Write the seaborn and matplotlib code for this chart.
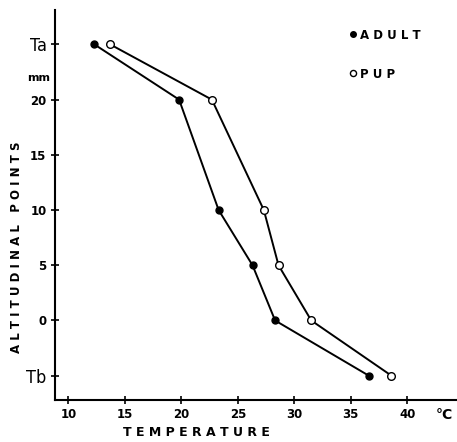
import matplotlib
matplotlib.use('Agg')
import matplotlib.pyplot as plt
import pandas as pd
import seaborn as sns

# altitudinal points (Ta = 25, Tb = -5 on the numeric scale)
altitude = [25, 20, 10, 5, 0, -5]
adult_temp = [12.3, 19.8, 23.3, 26.3, 28.3, 36.6]
pup_temp = [13.7, 22.7, 27.3, 28.6, 31.5, 38.6]

y_ticks = [25, 20, 15, 10, 5, 0, -5]
y_labels = ['Ta', '20', '15', '10', '5', '0', 'Tb']
x_ticks = [10, 15, 20, 25, 30, 35, 40]

adult = pd.DataFrame({'temp': adult_temp, 'alt': altitude})
pup = pd.DataFrame({'temp': pup_temp, 'alt': altitude})

sns.set_style('white')
plt.rcParams['font.family'] = ['DejaVu Sans']
plt.rcParams['text.color'] = 'black'
plt.rcParams['xtick.color'] = 'black'
plt.rcParams['ytick.color'] = 'black'

fig = plt.figure(figsize=(4.57, 4.42), dpi=100)
ax = fig.add_axes([0.12, 0.095, 0.88, 0.882])

sns.lineplot(data=adult, x='temp', y='alt', ax=ax, color='black', linewidth=1.4,
             marker='o', markersize=5, markerfacecolor='black',
             markeredgecolor='black', markeredgewidth=1, label='A D U L T')
sns.lineplot(data=pup, x='temp', y='alt', ax=ax, color='black', linewidth=1.4,
             marker='o', markersize=5.5, markerfacecolor='white',
             markeredgecolor='black', markeredgewidth=1, label='P U P')

ax.set_xlim(8.8, 44.4)
ax.set_ylim(-7.2, 28.1)
ax.set_xticks(x_ticks)
ax.set_yticks(y_ticks)
ax.set_yticklabels(y_labels)
for lab in ax.get_xticklabels() + ax.get_yticklabels():
    lab.set_fontweight('bold')
    lab.set_fontsize(8.5)
    lab.set_color('black')
for lab in ax.get_yticklabels():
    if lab.get_text() in ('Ta', 'Tb'):
        lab.set_fontsize(13)
        lab.set_fontweight('normal')
        lab.set_fontstretch('condensed')

ax.tick_params(axis='both', bottom=True, left=True, direction='inout',
               length=6, width=1.2, color='black', pad=3)
sns.despine(ax=ax)
for sp in ('left', 'bottom'):
    ax.spines[sp].set_color('black')
    ax.spines[sp].set_linewidth(1.5)

ax.set_xlabel('')
ax.set_ylabel('')
fig.text(0.037, 0.44, 'A L T I T U D I N A L   P O I N T S', rotation=90,
         ha='center', va='center', fontsize=8.5, fontweight='bold')
fig.text(0.43, 0.022, 'T E M P E R A T U R E', ha='center', va='center',
         fontsize=9, fontweight='bold')
ax.text(-0.012, 22.0, 'mm', transform=ax.get_yaxis_transform(), ha='right',
        va='center', fontsize=8, fontweight='bold')
ax.text(43.3, -7.9, '°C', ha='center', va='top', fontsize=10,
        fontweight='bold', clip_on=False)

leg = ax.legend(loc='upper left', bbox_to_anchor=(0.71, 0.985), frameon=False,
                handlelength=0, handletextpad=0.5, labelspacing=1.9,
                markerscale=0.8)
for t in leg.get_texts():
    t.set_fontweight('bold')
    t.set_fontsize(8.5)
    t.set_color('black')

fig.savefig('out.png', dpi=100)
----------------------------------------
DO THIS
Return only the lines running from the top of the data to the line that holds "markeredgecolor='black', markeredgewidth=1, label='P". Include both of those lines, but skip the pictures.

WORKED ANSWER
Write the seaborn and matplotlib code for this chart.
import matplotlib
matplotlib.use('Agg')
import matplotlib.pyplot as plt
import pandas as pd
import seaborn as sns

# altitudinal points (Ta = 25, Tb = -5 on the numeric scale)
altitude = [25, 20, 10, 5, 0, -5]
adult_temp = [12.3, 19.8, 23.3, 26.3, 28.3, 36.6]
pup_temp = [13.7, 22.7, 27.3, 28.6, 31.5, 38.6]

y_ticks = [25, 20, 15, 10, 5, 0, -5]
y_labels = ['Ta', '20', '15', '10', '5', '0', 'Tb']
x_ticks = [10, 15, 20, 25, 30, 35, 40]

adult = pd.DataFrame({'temp': adult_temp, 'alt': altitude})
pup = pd.DataFrame({'temp': pup_temp, 'alt': altitude})

sns.set_style('white')
plt.rcParams['font.family'] = ['DejaVu Sans']
plt.rcParams['text.color'] = 'black'
plt.rcParams['xtick.color'] = 'black'
plt.rcParams['ytick.color'] = 'black'

fig = plt.figure(figsize=(4.57, 4.42), dpi=100)
ax = fig.add_axes([0.12, 0.095, 0.88, 0.882])

sns.lineplot(data=adult, x='temp', y='alt', ax=ax, color='black', linewidth=1.4,
             marker='o', markersize=5, markerfacecolor='black',
             markeredgecolor='black', markeredgewidth=1, label='A D U L T')
sns.lineplot(data=pup, x='temp', y='alt', ax=ax, color='black', linewidth=1.4,
             marker='o', markersize=5.5, markerfacecolor='white',
             markeredgecolor='black', markeredgewidth=1, label='P U P')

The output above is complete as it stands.